Cristo segundo Mel Gibson
Grande parte das pessoas que assistiram ao polêmico filme do ator e diretor Mel Gibson – “A Paixão de Cristo”, saiu do cinema com a sensação de choque pela crueza das cenas. Ouvi, inclusive, muitos dizerem que o enredo ficou preso demais à extrema violência que fez parte de uma das histórias mais conhecidas de todos os tempos.
Pois é exatamente aí que está, a meu ver, a novidade trazida por Gibson. Por séculos a fio milhões e milhões de pessoas vêm rezando todos os dias orações que nos remetem às últimas horas do Filho de Deus na Terra. Também a Bíblia conta tais passagens de uma maneira que não deixa dúvidas quanto ao sofrimento e às humilhações vividas por Jesus há mais de dois mil anos.
Acontece que nem sempre as palavras conseguem traduzir com tanta fidelidade o que as imagens evocam. E, essencialmente, “A Paixão de Cristo” é um filme de poucas falas, de poucos diálogos. Sua personagem principal, vivida de forma impecável pelo ator Jim Caviezel, é interpretada muito mais com o corpo do que com a voz. Esta proposta não poderia ter sido melhor, pois faz da mensagem de Cristo algo muito mais próximo de atos do que de palavras.
Da mesma forma, é bem mais contundente conhecer de perto os bolsões de miséria espalhados pelo mundo inteiro do que saber da sua existência de dentro de uma casa confortável, sentado a uma mesa farta. Muitos dos que se disseram chocados com as cenas fortes que retratam o calvário de Cristo na versão de Mel Gibson talvez já tenham lido e ouvido falar inúmeras vezes sobre esta triste passagem bíblica. No entanto, sua imaginação certamente não foi tão eficaz em trazer à tona as imagens que o filme muito provavelmente manteve fiéis ao que realmente aconteceu.
Quanto à polêmica em torno do enredo poder despertar um sentimento anti-judeu, só mesmo os que não têm senso crítico para chegar a esta conclusão. Afinal, a culpa que sacerdotes e judeus daquela época tiveram na condenação e morte de Jesus não pode ser repassada para as gerações futuras. Senão teremos que culpar os portugueses do século 21 pelo extermínio dos índios brasileiros nos primeiros séculos após o descobrimento do Brasil; ou culpar eternamente o povo alemão pelas atrocidades cometidas por Hitler e outros compatriotas no período da Segunda Guerra Mundial. Guardadas as devidas proporções, é o mesmo princípio de comparação.
O que o filme tem de mais fantástico é nos fazer voltar no tempo, colocando-nos na condição de espectadores das atrocidades sofridas por aquele que aceitou carregar tal fardo apenas para nos ensinar a maior de todas as lições de amor. Seu sofrimento significa até hoje a nossa redenção. É um parâmetro para que possamos entender e balizar os nossos próprios padecimentos. Mais até: será eternamente o maior simbolismo na vitória do Bem contra o Mal.

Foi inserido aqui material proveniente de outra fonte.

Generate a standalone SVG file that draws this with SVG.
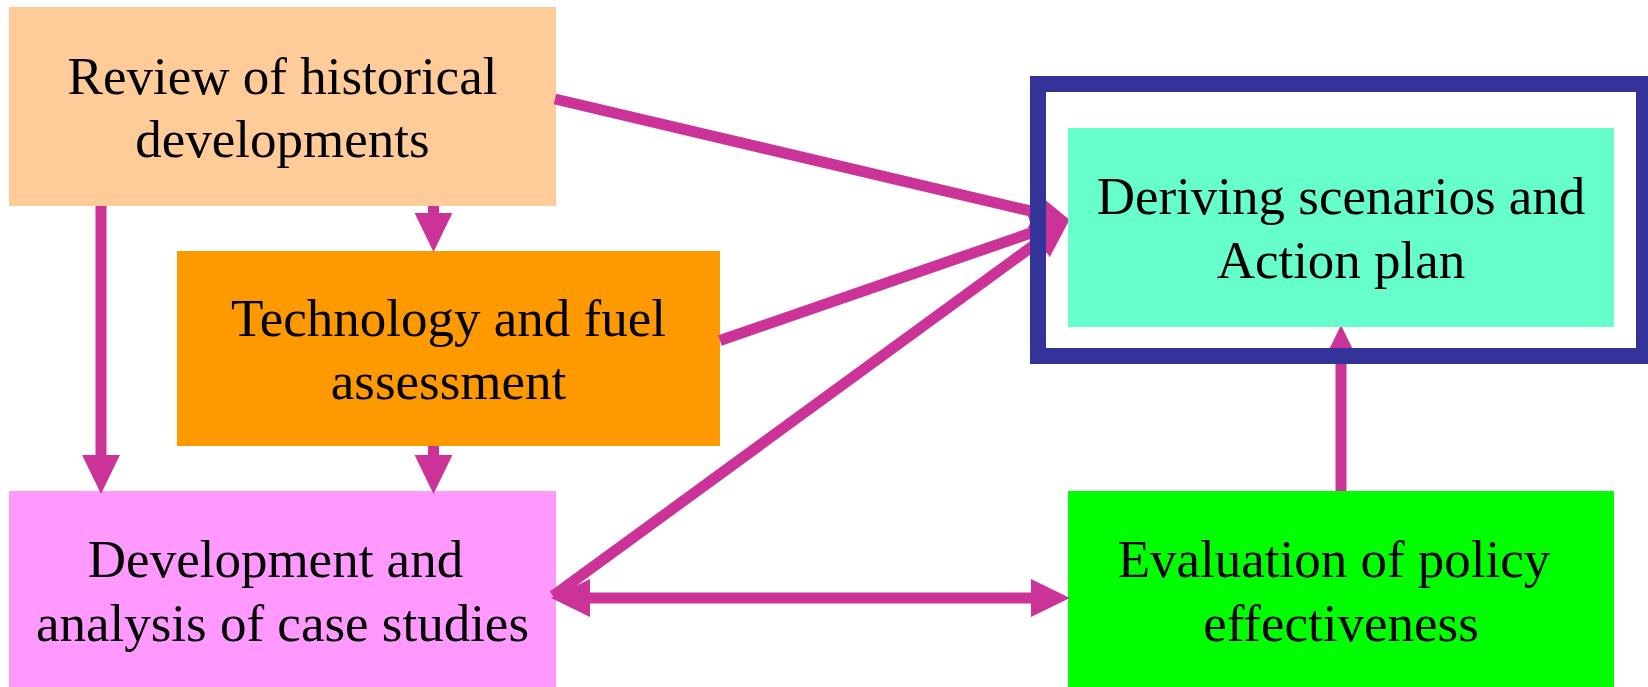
<svg xmlns="http://www.w3.org/2000/svg" width="1648" height="687" viewBox="0 0 1648 687">
<style>
.box{stroke:none}
.lbl{font-family:"Liberation Serif","Times New Roman",serif;font-size:53px;fill:#000;text-anchor:middle}
.conn{stroke:#CC3399;stroke-width:11;fill:none;stroke-linecap:butt}
</style>
<defs>
<marker id="ah" markerUnits="userSpaceOnUse" markerWidth="40" markerHeight="40" viewBox="-1 -19 38 38" refX="0" refY="0" orient="auto-start-reverse">
<path d="M-1,-18 L36,0 L-1,18 z" fill="#CC3399"/>
</marker>
</defs>
<rect width="1648" height="687" fill="#fff"/>
<g id="review">
<rect class="box" x="9" y="7" width="547" height="199" fill="#FFCC99"/>
<text class="lbl" x="282.5" y="94">Review of historical</text>
<text class="lbl" x="282.5" y="157">developments</text>
</g>
<g id="technology">
<rect class="box" x="177" y="251" width="543" height="195" fill="#FF9900"/>
<text class="lbl" x="448.5" y="336">Technology and fuel</text>
<text class="lbl" x="448.5" y="399">assessment</text>
</g>
<g id="development">
<rect class="box" x="9" y="491" width="547" height="196" fill="#FF99FF"/>
<text class="lbl" x="275.5" y="577">Development and</text>
<text class="lbl" x="282.5" y="641">analysis of case studies</text>
</g>
<g id="evaluation">
<rect class="box" x="1068" y="491" width="546" height="196" fill="#00FF00"/>
<text class="lbl" x="1334" y="577">Evaluation of policy</text>
<text class="lbl" x="1341" y="641">effectiveness</text>
</g>
<g id="connectors">
<line class="conn" x1="555" y1="99" x2="1033.5" y2="211.7" marker-end="url(#ah)"/>
<line class="conn" x1="720" y1="340.5" x2="1034.5" y2="231.8" marker-end="url(#ah)"/>
<line class="conn" x1="553" y1="596" x2="1039.4" y2="241.2" marker-end="url(#ah)"/>
<line class="conn" x1="433.5" y1="206" x2="433.5" y2="214" marker-end="url(#ah)"/>
<line class="conn" x1="433.5" y1="446" x2="433.5" y2="456" marker-end="url(#ah)"/>
<line class="conn" x1="101" y1="206" x2="101" y2="456" marker-end="url(#ah)"/>
<line class="conn" x1="1341" y1="491" x2="1341" y2="363" marker-end="url(#ah)"/>
<line class="conn" x1="589" y1="598" x2="1032" y2="598" marker-start="url(#ah)" marker-end="url(#ah)"/>
</g>
<g id="deriving">
<rect x="1038" y="84" width="606" height="272" fill="none" stroke="#333399" stroke-width="16"/>
<rect class="box" x="1068" y="128" width="546" height="199" fill="#66FFCC"/>
<text class="lbl" x="1341" y="214">Deriving scenarios and</text>
<text class="lbl" x="1341" y="278">Action plan</text>
</g>
</svg>
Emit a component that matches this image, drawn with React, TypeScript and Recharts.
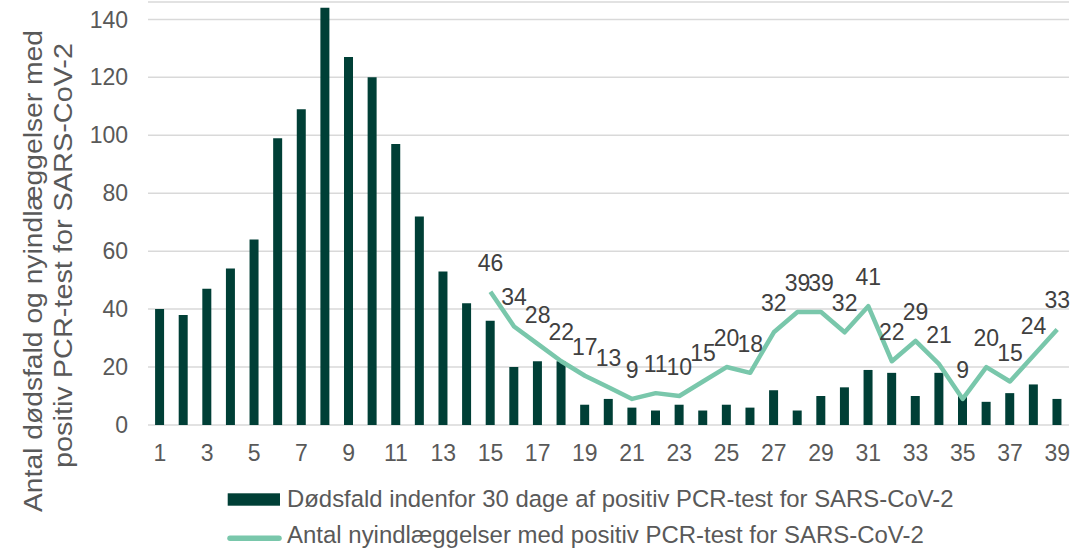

Para os que nunca assistiram ao filme, vale a pena se atentar aos detalhes sugeridos do começo ao fim, seja na história principal, seja nos pensamentos de algumas personagens. O que fica absolutamente claro na obra de Mel Gibson é a sua crença otimista do triunfo da Luz sobre as Trevas, da morte como uma libertação para tudo que é fugaz e sem qualquer importância para a obra divina.